##### Given records #####
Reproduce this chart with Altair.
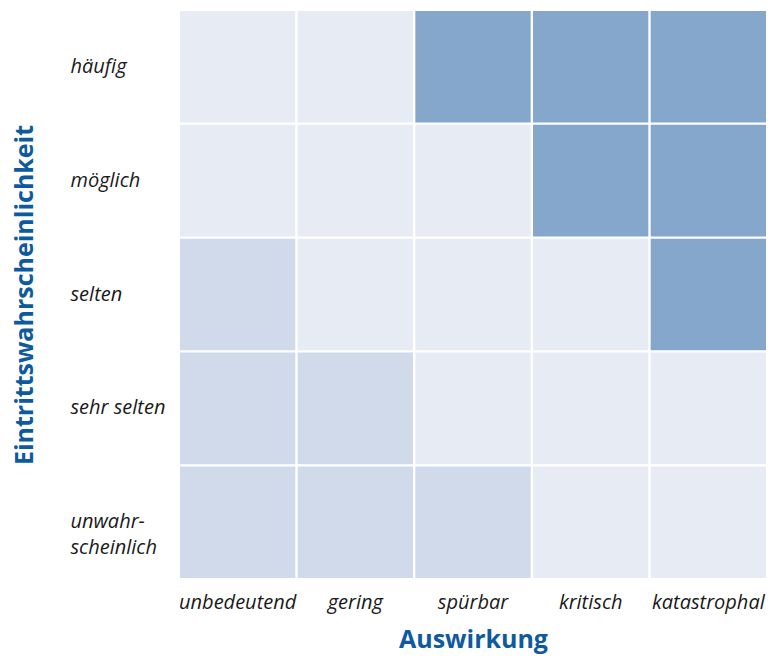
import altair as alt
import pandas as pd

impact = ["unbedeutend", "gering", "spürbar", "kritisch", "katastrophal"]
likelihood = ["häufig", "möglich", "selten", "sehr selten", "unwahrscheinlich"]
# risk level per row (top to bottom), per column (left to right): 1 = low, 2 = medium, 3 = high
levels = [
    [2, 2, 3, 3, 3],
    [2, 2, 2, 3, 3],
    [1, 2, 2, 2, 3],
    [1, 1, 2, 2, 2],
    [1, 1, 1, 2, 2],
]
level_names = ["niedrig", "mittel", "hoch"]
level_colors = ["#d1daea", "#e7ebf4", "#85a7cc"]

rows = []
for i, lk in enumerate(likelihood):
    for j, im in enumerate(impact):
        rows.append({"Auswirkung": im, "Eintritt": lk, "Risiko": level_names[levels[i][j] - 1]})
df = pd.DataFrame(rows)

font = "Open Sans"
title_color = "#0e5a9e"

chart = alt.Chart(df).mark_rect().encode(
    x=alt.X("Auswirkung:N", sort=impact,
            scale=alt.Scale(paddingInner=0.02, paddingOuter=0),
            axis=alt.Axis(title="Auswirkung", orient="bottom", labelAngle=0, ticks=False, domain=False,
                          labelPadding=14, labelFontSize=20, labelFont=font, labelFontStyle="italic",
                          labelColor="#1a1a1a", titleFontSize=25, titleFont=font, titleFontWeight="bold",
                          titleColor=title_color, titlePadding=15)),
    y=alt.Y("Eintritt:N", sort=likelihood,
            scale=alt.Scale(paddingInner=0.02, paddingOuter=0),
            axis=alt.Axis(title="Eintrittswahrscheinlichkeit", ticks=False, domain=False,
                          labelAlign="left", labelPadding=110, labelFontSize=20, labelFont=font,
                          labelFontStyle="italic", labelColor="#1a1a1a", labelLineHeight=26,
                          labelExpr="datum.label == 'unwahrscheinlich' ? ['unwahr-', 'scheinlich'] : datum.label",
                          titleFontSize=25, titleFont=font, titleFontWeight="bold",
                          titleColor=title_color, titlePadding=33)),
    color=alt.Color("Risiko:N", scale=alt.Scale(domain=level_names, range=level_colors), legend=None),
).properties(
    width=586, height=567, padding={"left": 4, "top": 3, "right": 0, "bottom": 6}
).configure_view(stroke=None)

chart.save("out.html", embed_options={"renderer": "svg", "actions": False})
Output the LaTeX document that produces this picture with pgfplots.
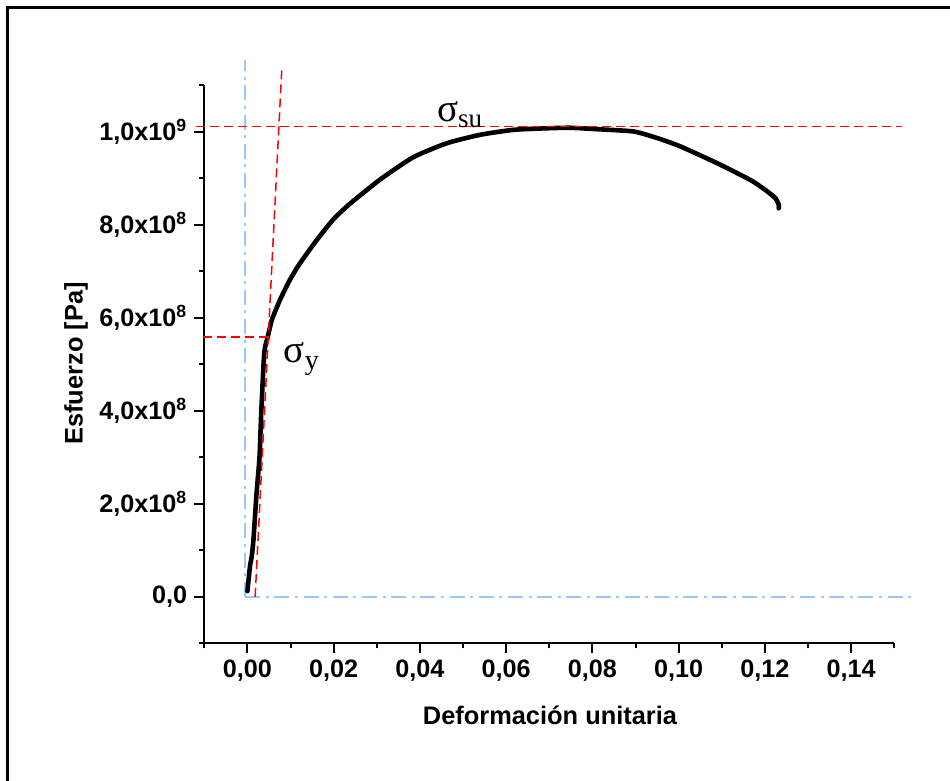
#####
Search the preceding listing for "this" and extract every line where it is found.

Complete output
Reproduce this chart with Altair.
Output the LaTeX document that produces this picture with pgfplots.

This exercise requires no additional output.